--- Begin Materials provided ---

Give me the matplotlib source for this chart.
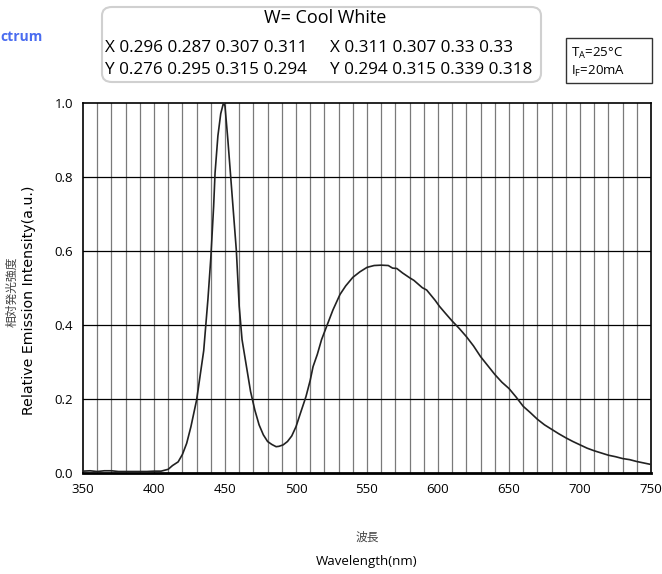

--- End Materials provided ---
--- Begin Materials provided ---

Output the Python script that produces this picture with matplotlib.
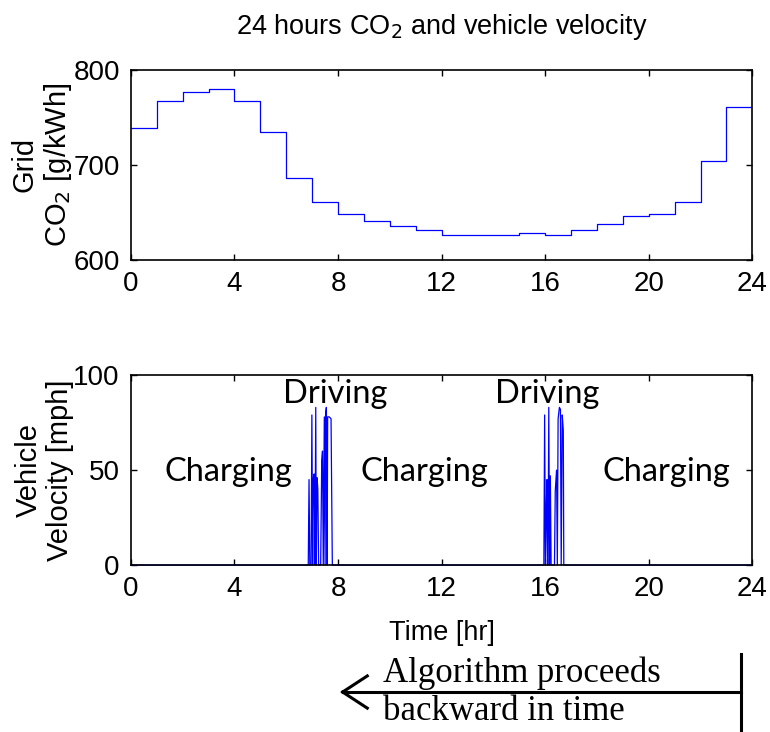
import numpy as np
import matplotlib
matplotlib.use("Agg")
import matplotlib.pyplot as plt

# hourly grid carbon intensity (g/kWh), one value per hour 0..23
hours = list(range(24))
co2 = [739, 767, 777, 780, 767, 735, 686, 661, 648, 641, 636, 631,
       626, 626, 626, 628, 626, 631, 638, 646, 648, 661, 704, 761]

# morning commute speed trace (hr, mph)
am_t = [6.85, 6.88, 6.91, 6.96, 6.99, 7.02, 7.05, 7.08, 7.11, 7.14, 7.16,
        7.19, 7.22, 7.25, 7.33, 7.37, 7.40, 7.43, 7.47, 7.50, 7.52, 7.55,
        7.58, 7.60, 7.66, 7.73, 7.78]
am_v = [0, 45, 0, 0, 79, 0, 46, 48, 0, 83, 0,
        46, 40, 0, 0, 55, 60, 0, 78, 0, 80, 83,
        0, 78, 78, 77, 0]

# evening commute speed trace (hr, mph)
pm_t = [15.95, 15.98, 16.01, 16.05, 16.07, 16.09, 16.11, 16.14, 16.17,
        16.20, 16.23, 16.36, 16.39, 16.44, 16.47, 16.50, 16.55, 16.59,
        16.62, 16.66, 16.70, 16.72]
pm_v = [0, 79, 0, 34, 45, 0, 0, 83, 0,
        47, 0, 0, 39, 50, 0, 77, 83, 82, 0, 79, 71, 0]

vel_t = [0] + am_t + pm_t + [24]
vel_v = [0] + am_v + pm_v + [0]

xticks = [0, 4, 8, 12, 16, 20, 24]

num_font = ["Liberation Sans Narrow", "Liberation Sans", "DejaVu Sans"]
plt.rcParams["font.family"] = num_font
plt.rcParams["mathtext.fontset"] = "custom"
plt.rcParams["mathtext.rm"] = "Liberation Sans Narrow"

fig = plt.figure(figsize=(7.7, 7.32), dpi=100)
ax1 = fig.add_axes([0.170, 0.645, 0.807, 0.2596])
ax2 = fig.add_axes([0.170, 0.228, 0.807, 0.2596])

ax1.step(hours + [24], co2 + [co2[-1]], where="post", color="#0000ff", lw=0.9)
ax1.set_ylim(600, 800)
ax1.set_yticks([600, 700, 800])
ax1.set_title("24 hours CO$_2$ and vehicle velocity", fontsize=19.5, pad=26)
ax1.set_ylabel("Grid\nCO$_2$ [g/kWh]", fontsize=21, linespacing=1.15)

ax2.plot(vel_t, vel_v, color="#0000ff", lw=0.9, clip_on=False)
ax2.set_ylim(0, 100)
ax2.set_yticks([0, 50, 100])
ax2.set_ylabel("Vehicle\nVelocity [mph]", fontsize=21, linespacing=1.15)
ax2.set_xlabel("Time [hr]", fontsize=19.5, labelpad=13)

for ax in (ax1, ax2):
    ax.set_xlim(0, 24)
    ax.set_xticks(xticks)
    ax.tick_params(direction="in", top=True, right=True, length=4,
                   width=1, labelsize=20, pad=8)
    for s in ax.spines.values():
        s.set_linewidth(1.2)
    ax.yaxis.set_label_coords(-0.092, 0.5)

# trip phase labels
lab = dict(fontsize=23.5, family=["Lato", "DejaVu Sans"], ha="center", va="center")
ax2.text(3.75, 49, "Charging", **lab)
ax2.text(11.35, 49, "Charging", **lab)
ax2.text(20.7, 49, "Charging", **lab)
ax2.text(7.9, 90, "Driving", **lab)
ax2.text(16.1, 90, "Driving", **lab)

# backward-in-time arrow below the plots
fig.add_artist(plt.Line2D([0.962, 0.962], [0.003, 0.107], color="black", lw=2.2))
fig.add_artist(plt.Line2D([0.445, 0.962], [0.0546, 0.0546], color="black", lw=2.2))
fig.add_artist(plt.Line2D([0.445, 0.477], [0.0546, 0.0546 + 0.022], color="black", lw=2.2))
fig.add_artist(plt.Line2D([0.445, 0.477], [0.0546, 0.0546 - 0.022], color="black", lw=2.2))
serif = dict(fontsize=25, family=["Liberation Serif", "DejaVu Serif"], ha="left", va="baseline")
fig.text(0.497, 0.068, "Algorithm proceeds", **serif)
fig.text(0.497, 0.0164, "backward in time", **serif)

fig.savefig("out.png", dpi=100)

--- End Materials provided ---
--- Begin Materials provided ---

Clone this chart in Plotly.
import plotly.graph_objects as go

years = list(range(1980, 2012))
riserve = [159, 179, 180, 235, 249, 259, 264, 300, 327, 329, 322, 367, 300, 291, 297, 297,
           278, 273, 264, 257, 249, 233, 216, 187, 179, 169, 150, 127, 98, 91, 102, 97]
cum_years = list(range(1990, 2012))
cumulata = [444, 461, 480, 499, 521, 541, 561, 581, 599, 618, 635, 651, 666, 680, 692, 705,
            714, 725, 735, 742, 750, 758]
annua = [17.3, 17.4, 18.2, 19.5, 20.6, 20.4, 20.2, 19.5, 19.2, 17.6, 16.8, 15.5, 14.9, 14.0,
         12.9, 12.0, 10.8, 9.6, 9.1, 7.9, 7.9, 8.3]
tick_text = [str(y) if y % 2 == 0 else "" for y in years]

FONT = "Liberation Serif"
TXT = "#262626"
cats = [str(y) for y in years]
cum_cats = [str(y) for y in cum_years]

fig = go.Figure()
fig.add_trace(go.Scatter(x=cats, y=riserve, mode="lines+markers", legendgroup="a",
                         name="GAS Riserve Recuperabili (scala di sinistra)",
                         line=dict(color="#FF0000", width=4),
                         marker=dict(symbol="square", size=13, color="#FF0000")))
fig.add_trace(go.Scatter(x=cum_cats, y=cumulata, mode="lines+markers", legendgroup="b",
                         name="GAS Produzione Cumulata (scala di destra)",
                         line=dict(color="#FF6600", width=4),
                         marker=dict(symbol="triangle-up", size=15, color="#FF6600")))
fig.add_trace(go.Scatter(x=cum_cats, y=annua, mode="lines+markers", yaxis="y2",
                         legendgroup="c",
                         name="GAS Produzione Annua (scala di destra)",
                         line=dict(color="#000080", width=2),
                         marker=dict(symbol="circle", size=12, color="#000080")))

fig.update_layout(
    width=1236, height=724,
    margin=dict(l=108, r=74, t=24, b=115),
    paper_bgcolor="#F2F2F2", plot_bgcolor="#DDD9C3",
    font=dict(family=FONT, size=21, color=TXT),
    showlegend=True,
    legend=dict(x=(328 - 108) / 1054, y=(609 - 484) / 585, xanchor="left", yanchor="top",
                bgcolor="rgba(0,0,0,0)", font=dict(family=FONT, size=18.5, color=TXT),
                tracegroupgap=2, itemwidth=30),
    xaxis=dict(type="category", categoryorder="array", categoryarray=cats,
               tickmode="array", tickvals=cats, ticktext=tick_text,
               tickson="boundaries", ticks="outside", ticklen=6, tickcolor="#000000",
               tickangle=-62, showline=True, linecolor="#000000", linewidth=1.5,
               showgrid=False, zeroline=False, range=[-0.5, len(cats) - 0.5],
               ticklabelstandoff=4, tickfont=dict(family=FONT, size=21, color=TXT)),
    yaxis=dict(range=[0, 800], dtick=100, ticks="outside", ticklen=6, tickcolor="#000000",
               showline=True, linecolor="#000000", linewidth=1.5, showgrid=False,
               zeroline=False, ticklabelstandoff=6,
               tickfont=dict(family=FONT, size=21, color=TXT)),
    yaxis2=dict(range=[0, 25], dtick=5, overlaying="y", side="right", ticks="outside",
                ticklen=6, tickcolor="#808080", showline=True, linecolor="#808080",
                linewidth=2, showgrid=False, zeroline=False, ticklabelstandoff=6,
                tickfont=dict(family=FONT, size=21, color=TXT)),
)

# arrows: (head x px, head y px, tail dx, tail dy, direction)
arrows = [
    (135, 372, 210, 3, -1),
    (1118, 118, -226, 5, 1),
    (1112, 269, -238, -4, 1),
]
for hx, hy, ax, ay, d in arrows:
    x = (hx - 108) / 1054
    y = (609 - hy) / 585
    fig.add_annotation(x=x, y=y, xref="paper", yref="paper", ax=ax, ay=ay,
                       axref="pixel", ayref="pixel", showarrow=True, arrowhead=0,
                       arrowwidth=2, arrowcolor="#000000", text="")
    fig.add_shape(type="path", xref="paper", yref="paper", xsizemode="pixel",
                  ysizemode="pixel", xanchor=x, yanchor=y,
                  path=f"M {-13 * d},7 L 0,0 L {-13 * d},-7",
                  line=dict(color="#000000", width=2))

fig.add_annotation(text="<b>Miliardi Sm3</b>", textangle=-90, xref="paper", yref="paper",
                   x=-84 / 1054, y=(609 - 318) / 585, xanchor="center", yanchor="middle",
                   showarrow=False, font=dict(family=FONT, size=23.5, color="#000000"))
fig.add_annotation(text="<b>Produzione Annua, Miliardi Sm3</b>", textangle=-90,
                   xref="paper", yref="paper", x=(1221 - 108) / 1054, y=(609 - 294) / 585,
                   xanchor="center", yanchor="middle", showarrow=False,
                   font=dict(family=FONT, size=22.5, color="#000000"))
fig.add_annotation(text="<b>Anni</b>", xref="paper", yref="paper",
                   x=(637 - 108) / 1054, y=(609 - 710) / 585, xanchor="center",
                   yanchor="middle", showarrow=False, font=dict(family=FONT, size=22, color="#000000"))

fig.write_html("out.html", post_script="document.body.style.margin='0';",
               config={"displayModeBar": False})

--- End Materials provided ---

Written task
Copy the part that starts at the line with "Output the Python" and finishes at the line with "ax2 = fig.add_axes([0.170, 0.228, 0.807, 0.2596])", both included, and nothing more. Pictures are left out.

Reply to the exercise
Output the Python script that produces this picture with matplotlib.
import numpy as np
import matplotlib
matplotlib.use("Agg")
import matplotlib.pyplot as plt

# hourly grid carbon intensity (g/kWh), one value per hour 0..23
hours = list(range(24))
co2 = [739, 767, 777, 780, 767, 735, 686, 661, 648, 641, 636, 631,
       626, 626, 626, 628, 626, 631, 638, 646, 648, 661, 704, 761]

# morning commute speed trace (hr, mph)
am_t = [6.85, 6.88, 6.91, 6.96, 6.99, 7.02, 7.05, 7.08, 7.11, 7.14, 7.16,
        7.19, 7.22, 7.25, 7.33, 7.37, 7.40, 7.43, 7.47, 7.50, 7.52, 7.55,
        7.58, 7.60, 7.66, 7.73, 7.78]
am_v = [0, 45, 0, 0, 79, 0, 46, 48, 0, 83, 0,
        46, 40, 0, 0, 55, 60, 0, 78, 0, 80, 83,
        0, 78, 78, 77, 0]

# evening commute speed trace (hr, mph)
pm_t = [15.95, 15.98, 16.01, 16.05, 16.07, 16.09, 16.11, 16.14, 16.17,
        16.20, 16.23, 16.36, 16.39, 16.44, 16.47, 16.50, 16.55, 16.59,
        16.62, 16.66, 16.70, 16.72]
pm_v = [0, 79, 0, 34, 45, 0, 0, 83, 0,
        47, 0, 0, 39, 50, 0, 77, 83, 82, 0, 79, 71, 0]

vel_t = [0] + am_t + pm_t + [24]
vel_v = [0] + am_v + pm_v + [0]

xticks = [0, 4, 8, 12, 16, 20, 24]

num_font = ["Liberation Sans Narrow", "Liberation Sans", "DejaVu Sans"]
plt.rcParams["font.family"] = num_font
plt.rcParams["mathtext.fontset"] = "custom"
plt.rcParams["mathtext.rm"] = "Liberation Sans Narrow"

fig = plt.figure(figsize=(7.7, 7.32), dpi=100)
ax1 = fig.add_axes([0.170, 0.645, 0.807, 0.2596])
ax2 = fig.add_axes([0.170, 0.228, 0.807, 0.2596])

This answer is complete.